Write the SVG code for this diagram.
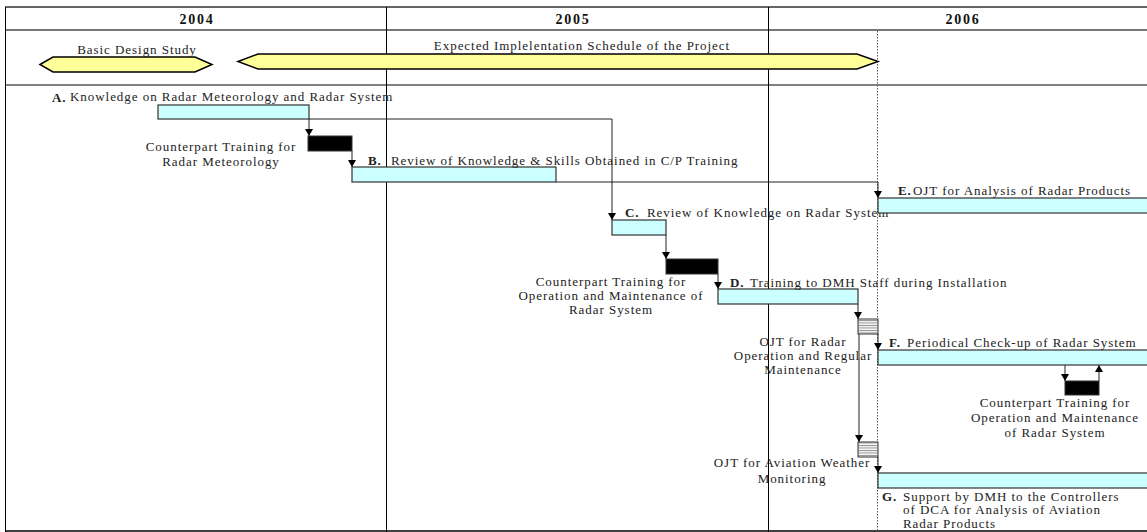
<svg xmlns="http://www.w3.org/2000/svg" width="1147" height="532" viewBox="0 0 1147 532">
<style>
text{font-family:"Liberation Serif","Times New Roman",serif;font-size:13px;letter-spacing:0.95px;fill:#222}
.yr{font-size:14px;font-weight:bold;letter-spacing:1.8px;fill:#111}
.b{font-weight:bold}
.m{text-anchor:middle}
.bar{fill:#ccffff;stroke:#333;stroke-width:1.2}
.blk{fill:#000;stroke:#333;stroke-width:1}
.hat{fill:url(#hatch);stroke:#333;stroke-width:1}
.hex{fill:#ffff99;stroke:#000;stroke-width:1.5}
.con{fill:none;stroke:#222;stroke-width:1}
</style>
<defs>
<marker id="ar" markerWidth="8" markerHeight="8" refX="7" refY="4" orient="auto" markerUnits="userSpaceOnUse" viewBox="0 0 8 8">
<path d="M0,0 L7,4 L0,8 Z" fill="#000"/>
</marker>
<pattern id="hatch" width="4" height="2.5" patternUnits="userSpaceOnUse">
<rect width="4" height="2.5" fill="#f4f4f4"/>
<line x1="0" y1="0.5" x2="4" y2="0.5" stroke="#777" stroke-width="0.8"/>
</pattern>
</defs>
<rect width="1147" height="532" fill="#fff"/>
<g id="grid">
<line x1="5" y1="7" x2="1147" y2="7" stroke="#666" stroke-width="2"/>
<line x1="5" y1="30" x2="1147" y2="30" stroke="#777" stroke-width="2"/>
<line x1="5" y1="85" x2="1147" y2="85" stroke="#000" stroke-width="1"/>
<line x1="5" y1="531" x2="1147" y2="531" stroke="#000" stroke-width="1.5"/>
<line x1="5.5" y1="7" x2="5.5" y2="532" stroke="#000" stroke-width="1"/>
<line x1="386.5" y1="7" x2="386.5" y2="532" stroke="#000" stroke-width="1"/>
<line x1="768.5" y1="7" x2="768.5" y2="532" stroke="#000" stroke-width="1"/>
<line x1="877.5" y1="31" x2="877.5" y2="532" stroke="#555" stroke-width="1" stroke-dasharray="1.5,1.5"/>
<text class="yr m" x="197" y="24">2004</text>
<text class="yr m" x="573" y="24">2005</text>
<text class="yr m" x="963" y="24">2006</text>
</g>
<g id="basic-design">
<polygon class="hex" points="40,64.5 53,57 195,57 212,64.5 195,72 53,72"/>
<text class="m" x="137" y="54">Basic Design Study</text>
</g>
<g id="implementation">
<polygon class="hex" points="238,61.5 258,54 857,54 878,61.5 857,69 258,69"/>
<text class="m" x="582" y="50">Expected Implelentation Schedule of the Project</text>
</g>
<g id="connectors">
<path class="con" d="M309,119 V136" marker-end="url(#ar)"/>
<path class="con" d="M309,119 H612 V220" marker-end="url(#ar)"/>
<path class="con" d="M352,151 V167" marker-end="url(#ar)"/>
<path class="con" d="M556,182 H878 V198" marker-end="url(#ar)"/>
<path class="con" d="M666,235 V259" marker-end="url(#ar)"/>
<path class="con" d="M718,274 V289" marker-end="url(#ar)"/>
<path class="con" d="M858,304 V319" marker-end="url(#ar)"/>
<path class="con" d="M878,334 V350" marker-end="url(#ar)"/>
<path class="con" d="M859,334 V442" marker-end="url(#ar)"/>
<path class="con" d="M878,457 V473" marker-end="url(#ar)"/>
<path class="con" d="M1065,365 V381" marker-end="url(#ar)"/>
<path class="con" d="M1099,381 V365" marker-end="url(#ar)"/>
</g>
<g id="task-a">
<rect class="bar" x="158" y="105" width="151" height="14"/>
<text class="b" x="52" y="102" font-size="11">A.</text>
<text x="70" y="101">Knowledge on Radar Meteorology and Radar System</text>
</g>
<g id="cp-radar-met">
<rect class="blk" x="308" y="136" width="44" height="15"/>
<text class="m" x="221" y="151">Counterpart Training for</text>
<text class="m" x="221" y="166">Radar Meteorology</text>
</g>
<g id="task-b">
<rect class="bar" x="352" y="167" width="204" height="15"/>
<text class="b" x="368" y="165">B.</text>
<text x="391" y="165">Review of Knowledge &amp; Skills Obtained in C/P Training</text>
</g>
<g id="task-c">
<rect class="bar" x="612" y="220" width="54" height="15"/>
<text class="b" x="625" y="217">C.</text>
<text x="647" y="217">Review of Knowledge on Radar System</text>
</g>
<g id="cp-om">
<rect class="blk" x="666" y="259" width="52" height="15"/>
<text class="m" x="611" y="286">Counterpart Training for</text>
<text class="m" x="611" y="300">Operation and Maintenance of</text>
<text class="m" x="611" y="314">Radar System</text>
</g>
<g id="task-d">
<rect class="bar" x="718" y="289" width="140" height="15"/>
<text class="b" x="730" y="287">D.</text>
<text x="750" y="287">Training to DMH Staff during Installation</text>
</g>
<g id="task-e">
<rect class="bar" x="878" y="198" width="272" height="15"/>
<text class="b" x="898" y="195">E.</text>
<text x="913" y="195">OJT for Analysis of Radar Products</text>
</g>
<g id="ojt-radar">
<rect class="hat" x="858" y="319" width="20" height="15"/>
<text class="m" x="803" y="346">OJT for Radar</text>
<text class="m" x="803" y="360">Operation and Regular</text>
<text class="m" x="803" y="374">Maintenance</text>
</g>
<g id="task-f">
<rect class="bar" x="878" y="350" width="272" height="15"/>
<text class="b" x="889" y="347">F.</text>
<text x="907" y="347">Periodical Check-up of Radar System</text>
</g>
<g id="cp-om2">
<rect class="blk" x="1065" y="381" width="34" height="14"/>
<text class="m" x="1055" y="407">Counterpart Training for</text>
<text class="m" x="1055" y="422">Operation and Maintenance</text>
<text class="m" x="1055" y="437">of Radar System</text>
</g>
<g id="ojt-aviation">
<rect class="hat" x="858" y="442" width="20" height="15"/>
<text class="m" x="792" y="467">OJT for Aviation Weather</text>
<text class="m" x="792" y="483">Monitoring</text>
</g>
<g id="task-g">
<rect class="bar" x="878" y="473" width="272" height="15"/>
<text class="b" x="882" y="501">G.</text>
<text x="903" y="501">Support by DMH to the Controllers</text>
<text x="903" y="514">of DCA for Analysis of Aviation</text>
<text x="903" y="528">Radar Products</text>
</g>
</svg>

### YOUR GOAL
Do not copy the pictures, but repeat every line exactly.

### RESULT OF THE TASK
Write the SVG code for this diagram.
<svg xmlns="http://www.w3.org/2000/svg" width="1147" height="532" viewBox="0 0 1147 532">
<style>
text{font-family:"Liberation Serif","Times New Roman",serif;font-size:13px;letter-spacing:0.95px;fill:#222}
.yr{font-size:14px;font-weight:bold;letter-spacing:1.8px;fill:#111}
.b{font-weight:bold}
.m{text-anchor:middle}
.bar{fill:#ccffff;stroke:#333;stroke-width:1.2}
.blk{fill:#000;stroke:#333;stroke-width:1}
.hat{fill:url(#hatch);stroke:#333;stroke-width:1}
.hex{fill:#ffff99;stroke:#000;stroke-width:1.5}
.con{fill:none;stroke:#222;stroke-width:1}
</style>
<defs>
<marker id="ar" markerWidth="8" markerHeight="8" refX="7" refY="4" orient="auto" markerUnits="userSpaceOnUse" viewBox="0 0 8 8">
<path d="M0,0 L7,4 L0,8 Z" fill="#000"/>
</marker>
<pattern id="hatch" width="4" height="2.5" patternUnits="userSpaceOnUse">
<rect width="4" height="2.5" fill="#f4f4f4"/>
<line x1="0" y1="0.5" x2="4" y2="0.5" stroke="#777" stroke-width="0.8"/>
</pattern>
</defs>
<rect width="1147" height="532" fill="#fff"/>
<g id="grid">
<line x1="5" y1="7" x2="1147" y2="7" stroke="#666" stroke-width="2"/>
<line x1="5" y1="30" x2="1147" y2="30" stroke="#777" stroke-width="2"/>
<line x1="5" y1="85" x2="1147" y2="85" stroke="#000" stroke-width="1"/>
<line x1="5" y1="531" x2="1147" y2="531" stroke="#000" stroke-width="1.5"/>
<line x1="5.5" y1="7" x2="5.5" y2="532" stroke="#000" stroke-width="1"/>
<line x1="386.5" y1="7" x2="386.5" y2="532" stroke="#000" stroke-width="1"/>
<line x1="768.5" y1="7" x2="768.5" y2="532" stroke="#000" stroke-width="1"/>
<line x1="877.5" y1="31" x2="877.5" y2="532" stroke="#555" stroke-width="1" stroke-dasharray="1.5,1.5"/>
<text class="yr m" x="197" y="24">2004</text>
<text class="yr m" x="573" y="24">2005</text>
<text class="yr m" x="963" y="24">2006</text>
</g>
<g id="basic-design">
<polygon class="hex" points="40,64.5 53,57 195,57 212,64.5 195,72 53,72"/>
<text class="m" x="137" y="54">Basic Design Study</text>
</g>
<g id="implementation">
<polygon class="hex" points="238,61.5 258,54 857,54 878,61.5 857,69 258,69"/>
<text class="m" x="582" y="50">Expected Implelentation Schedule of the Project</text>
</g>
<g id="connectors">
<path class="con" d="M309,119 V136" marker-end="url(#ar)"/>
<path class="con" d="M309,119 H612 V220" marker-end="url(#ar)"/>
<path class="con" d="M352,151 V167" marker-end="url(#ar)"/>
<path class="con" d="M556,182 H878 V198" marker-end="url(#ar)"/>
<path class="con" d="M666,235 V259" marker-end="url(#ar)"/>
<path class="con" d="M718,274 V289" marker-end="url(#ar)"/>
<path class="con" d="M858,304 V319" marker-end="url(#ar)"/>
<path class="con" d="M878,334 V350" marker-end="url(#ar)"/>
<path class="con" d="M859,334 V442" marker-end="url(#ar)"/>
<path class="con" d="M878,457 V473" marker-end="url(#ar)"/>
<path class="con" d="M1065,365 V381" marker-end="url(#ar)"/>
<path class="con" d="M1099,381 V365" marker-end="url(#ar)"/>
</g>
<g id="task-a">
<rect class="bar" x="158" y="105" width="151" height="14"/>
<text class="b" x="52" y="102" font-size="11">A.</text>
<text x="70" y="101">Knowledge on Radar Meteorology and Radar System</text>
</g>
<g id="cp-radar-met">
<rect class="blk" x="308" y="136" width="44" height="15"/>
<text class="m" x="221" y="151">Counterpart Training for</text>
<text class="m" x="221" y="166">Radar Meteorology</text>
</g>
<g id="task-b">
<rect class="bar" x="352" y="167" width="204" height="15"/>
<text class="b" x="368" y="165">B.</text>
<text x="391" y="165">Review of Knowledge &amp; Skills Obtained in C/P Training</text>
</g>
<g id="task-c">
<rect class="bar" x="612" y="220" width="54" height="15"/>
<text class="b" x="625" y="217">C.</text>
<text x="647" y="217">Review of Knowledge on Radar System</text>
</g>
<g id="cp-om">
<rect class="blk" x="666" y="259" width="52" height="15"/>
<text class="m" x="611" y="286">Counterpart Training for</text>
<text class="m" x="611" y="300">Operation and Maintenance of</text>
<text class="m" x="611" y="314">Radar System</text>
</g>
<g id="task-d">
<rect class="bar" x="718" y="289" width="140" height="15"/>
<text class="b" x="730" y="287">D.</text>
<text x="750" y="287">Training to DMH Staff during Installation</text>
</g>
<g id="task-e">
<rect class="bar" x="878" y="198" width="272" height="15"/>
<text class="b" x="898" y="195">E.</text>
<text x="913" y="195">OJT for Analysis of Radar Products</text>
</g>
<g id="ojt-radar">
<rect class="hat" x="858" y="319" width="20" height="15"/>
<text class="m" x="803" y="346">OJT for Radar</text>
<text class="m" x="803" y="360">Operation and Regular</text>
<text class="m" x="803" y="374">Maintenance</text>
</g>
<g id="task-f">
<rect class="bar" x="878" y="350" width="272" height="15"/>
<text class="b" x="889" y="347">F.</text>
<text x="907" y="347">Periodical Check-up of Radar System</text>
</g>
<g id="cp-om2">
<rect class="blk" x="1065" y="381" width="34" height="14"/>
<text class="m" x="1055" y="407">Counterpart Training for</text>
<text class="m" x="1055" y="422">Operation and Maintenance</text>
<text class="m" x="1055" y="437">of Radar System</text>
</g>
<g id="ojt-aviation">
<rect class="hat" x="858" y="442" width="20" height="15"/>
<text class="m" x="792" y="467">OJT for Aviation Weather</text>
<text class="m" x="792" y="483">Monitoring</text>
</g>
<g id="task-g">
<rect class="bar" x="878" y="473" width="272" height="15"/>
<text class="b" x="882" y="501">G.</text>
<text x="903" y="501">Support by DMH to the Controllers</text>
<text x="903" y="514">of DCA for Analysis of Aviation</text>
<text x="903" y="528">Radar Products</text>
</g>
</svg>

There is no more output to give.